### Charts and diagrams as code

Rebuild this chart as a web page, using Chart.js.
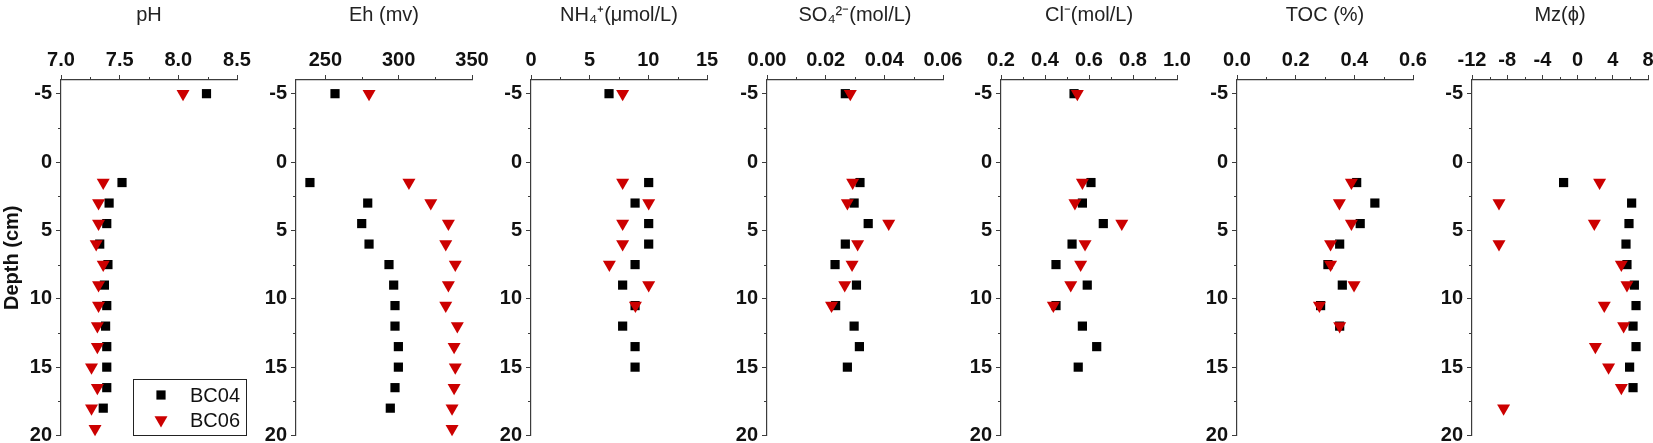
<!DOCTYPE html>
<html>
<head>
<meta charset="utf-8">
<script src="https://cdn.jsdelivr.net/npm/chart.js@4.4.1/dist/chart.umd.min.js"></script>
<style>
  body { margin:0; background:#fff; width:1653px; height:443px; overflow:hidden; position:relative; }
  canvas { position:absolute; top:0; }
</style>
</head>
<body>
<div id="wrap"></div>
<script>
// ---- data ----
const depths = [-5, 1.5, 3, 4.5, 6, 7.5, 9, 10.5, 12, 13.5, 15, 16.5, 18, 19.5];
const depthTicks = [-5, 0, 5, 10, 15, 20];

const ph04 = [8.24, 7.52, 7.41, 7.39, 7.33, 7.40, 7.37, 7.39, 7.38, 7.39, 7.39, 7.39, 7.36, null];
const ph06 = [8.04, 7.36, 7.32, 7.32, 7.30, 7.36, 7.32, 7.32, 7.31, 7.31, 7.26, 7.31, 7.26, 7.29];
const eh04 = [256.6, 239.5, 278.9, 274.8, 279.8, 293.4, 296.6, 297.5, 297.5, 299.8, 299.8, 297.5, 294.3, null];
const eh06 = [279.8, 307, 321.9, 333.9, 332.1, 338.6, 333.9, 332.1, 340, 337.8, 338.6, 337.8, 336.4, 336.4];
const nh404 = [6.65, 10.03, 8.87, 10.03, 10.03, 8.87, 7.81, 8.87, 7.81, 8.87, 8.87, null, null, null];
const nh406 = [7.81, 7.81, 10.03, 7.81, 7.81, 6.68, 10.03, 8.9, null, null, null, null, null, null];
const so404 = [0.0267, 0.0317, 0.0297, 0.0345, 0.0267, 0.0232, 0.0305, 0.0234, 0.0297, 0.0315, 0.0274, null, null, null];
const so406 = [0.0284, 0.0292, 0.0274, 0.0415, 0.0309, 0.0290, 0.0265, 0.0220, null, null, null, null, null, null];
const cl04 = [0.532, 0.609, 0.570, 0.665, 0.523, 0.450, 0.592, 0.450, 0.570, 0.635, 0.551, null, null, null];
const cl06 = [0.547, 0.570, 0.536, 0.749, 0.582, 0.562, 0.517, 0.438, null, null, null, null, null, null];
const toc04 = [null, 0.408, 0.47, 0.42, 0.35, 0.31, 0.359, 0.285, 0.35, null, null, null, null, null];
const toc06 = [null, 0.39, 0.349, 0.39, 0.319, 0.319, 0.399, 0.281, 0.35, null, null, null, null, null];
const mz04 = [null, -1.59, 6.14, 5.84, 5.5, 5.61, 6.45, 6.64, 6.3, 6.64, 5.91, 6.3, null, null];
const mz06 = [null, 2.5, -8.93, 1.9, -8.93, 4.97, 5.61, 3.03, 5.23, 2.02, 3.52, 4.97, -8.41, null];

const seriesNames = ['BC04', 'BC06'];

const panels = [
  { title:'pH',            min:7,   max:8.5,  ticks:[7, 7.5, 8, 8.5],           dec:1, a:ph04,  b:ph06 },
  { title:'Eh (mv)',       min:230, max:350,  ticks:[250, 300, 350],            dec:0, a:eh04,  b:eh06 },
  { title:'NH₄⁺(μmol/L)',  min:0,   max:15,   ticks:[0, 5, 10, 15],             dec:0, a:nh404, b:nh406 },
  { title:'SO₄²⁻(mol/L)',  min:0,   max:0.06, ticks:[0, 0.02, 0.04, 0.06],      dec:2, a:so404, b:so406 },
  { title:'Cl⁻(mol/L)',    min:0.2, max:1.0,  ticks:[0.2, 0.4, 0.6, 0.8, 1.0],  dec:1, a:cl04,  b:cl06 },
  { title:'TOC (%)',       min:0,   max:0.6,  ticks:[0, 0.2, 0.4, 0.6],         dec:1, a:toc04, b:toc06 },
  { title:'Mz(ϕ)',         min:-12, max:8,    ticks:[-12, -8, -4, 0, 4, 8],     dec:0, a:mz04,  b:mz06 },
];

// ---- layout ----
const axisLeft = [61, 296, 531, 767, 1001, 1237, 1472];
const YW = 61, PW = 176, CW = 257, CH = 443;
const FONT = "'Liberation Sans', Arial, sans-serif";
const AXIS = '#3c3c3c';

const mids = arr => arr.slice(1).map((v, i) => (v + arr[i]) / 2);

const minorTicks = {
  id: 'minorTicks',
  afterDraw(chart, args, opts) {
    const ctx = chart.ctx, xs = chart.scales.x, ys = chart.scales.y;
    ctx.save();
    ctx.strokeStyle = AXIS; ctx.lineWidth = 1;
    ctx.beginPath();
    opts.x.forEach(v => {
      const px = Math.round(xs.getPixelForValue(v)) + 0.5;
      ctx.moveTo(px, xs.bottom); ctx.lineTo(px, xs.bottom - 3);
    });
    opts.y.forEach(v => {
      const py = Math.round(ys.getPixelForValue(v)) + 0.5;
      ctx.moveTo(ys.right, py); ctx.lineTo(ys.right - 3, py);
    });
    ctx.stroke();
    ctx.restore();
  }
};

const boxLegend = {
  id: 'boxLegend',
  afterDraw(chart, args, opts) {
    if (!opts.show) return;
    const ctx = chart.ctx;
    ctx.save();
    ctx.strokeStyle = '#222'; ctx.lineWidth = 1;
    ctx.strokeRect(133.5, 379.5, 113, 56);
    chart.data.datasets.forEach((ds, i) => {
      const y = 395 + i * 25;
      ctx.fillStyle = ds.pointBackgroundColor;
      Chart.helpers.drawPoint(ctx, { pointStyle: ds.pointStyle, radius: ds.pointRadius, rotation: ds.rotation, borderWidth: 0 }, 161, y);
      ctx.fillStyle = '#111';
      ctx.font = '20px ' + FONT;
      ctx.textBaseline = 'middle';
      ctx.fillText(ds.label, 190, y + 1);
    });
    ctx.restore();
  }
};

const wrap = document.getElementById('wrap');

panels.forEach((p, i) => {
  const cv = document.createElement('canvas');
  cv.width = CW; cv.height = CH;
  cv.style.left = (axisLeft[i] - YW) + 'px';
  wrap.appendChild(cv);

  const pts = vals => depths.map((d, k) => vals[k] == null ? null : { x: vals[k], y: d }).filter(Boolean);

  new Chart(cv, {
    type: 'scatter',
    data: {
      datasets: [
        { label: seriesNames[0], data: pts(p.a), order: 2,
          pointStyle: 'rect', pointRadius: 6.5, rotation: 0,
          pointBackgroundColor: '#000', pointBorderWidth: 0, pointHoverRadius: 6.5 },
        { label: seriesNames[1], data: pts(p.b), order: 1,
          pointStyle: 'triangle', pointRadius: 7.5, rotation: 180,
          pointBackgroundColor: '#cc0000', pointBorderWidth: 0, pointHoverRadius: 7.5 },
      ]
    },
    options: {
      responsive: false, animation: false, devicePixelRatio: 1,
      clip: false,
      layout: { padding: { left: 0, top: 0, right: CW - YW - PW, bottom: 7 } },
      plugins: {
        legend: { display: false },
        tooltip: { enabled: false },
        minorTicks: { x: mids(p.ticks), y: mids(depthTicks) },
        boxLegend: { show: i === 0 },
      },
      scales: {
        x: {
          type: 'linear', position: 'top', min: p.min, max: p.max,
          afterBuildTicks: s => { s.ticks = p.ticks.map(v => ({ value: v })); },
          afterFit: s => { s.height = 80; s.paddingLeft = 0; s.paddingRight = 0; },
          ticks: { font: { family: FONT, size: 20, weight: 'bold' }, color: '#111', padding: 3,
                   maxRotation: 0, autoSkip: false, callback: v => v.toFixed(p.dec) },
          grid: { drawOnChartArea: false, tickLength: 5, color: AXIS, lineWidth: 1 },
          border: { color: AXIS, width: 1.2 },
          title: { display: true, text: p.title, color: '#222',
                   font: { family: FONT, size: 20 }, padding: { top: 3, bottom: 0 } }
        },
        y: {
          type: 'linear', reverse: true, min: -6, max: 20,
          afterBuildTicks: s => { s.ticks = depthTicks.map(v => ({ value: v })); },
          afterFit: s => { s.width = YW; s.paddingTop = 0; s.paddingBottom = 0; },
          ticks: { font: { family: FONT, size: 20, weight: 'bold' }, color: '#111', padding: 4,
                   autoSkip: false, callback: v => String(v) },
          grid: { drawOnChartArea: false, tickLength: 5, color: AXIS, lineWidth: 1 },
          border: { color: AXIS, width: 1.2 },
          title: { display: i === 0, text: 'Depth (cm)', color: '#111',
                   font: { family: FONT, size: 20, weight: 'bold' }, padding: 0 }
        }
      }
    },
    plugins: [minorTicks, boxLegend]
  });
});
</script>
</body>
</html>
==
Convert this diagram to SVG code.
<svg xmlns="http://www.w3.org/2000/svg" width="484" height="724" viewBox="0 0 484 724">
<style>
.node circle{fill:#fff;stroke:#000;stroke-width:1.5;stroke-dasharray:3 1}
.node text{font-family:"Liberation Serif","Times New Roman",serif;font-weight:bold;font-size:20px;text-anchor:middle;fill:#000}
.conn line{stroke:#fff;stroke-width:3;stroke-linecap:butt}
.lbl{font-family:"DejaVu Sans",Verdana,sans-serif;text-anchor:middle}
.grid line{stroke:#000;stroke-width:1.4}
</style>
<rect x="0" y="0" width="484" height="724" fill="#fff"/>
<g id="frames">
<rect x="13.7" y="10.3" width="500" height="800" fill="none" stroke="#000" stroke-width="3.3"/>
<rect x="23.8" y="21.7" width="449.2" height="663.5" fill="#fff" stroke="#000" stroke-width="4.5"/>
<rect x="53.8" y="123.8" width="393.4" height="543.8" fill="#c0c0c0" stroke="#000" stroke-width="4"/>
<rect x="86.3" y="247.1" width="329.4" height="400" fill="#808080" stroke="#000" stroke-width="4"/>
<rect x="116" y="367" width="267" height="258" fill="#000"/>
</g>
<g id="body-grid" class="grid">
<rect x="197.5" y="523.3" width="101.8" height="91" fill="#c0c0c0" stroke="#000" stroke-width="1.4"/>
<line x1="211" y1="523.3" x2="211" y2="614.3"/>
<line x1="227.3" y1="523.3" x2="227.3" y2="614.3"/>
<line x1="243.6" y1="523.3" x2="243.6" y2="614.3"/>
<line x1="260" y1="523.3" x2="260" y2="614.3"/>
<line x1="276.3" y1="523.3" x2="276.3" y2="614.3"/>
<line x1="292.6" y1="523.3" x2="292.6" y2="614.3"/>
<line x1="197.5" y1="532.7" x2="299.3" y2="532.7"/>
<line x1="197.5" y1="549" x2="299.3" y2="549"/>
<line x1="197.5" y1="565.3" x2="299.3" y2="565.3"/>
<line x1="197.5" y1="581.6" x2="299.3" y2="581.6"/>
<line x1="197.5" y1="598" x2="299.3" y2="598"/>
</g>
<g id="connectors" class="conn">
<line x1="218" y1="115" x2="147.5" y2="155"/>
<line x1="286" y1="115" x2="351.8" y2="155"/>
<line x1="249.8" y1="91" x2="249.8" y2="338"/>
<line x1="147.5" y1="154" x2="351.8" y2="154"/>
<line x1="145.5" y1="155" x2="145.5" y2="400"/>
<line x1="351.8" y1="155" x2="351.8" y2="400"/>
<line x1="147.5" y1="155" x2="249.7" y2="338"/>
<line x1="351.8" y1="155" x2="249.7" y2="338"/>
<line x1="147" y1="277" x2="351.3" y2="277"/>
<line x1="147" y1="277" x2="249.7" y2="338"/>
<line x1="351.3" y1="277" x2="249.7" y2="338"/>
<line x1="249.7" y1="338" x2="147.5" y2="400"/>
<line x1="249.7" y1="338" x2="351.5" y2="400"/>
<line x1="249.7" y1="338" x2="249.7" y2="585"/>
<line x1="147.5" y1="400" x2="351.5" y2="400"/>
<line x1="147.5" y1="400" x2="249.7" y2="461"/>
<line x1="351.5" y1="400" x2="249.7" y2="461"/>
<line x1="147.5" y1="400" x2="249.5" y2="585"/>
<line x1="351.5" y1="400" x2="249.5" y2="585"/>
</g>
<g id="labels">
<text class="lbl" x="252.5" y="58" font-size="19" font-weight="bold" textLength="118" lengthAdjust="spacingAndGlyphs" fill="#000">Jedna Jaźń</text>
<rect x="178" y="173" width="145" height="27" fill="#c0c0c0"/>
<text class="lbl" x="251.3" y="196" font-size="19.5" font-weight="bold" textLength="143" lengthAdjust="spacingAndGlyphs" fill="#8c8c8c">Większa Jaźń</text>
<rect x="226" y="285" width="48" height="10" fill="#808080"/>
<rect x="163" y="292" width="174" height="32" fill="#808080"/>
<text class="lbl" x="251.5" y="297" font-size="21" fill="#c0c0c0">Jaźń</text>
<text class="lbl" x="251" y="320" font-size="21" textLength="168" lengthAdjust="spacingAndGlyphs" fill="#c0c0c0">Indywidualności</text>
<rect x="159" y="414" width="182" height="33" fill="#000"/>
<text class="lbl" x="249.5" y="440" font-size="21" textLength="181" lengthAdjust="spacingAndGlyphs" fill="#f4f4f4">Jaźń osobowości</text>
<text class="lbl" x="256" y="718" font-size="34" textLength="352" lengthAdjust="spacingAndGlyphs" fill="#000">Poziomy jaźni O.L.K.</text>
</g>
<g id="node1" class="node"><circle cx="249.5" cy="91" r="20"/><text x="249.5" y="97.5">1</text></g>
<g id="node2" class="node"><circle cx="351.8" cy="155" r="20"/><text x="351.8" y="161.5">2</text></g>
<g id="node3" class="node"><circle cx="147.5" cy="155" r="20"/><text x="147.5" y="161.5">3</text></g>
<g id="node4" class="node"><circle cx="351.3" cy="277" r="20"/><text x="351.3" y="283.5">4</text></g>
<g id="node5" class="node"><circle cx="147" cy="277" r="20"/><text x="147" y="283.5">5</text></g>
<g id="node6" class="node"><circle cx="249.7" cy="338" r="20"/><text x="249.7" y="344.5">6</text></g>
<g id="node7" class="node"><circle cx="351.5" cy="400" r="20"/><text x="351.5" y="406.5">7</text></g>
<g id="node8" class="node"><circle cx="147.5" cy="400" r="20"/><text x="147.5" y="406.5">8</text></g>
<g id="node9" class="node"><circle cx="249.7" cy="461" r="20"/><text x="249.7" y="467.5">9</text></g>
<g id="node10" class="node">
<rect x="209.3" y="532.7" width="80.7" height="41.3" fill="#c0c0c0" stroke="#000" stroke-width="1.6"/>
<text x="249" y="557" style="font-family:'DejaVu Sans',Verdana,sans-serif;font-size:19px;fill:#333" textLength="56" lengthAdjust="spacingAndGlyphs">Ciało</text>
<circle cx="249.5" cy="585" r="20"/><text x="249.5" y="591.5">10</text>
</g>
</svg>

### Required work
In the listing above, find the line containing "Rebuild this chart" and the line containing "const depthTicks = [-5, 0, 5, 10, 15, 20];", then return both of them and every line between, exactly, without pictures.

### Completed task
Rebuild this chart as a web page, using Chart.js.
<!DOCTYPE html>
<html>
<head>
<meta charset="utf-8">
<script src="https://cdn.jsdelivr.net/npm/chart.js@4.4.1/dist/chart.umd.min.js"></script>
<style>
  body { margin:0; background:#fff; width:1653px; height:443px; overflow:hidden; position:relative; }
  canvas { position:absolute; top:0; }
</style>
</head>
<body>
<div id="wrap"></div>
<script>
// ---- data ----
const depths = [-5, 1.5, 3, 4.5, 6, 7.5, 9, 10.5, 12, 13.5, 15, 16.5, 18, 19.5];
const depthTicks = [-5, 0, 5, 10, 15, 20];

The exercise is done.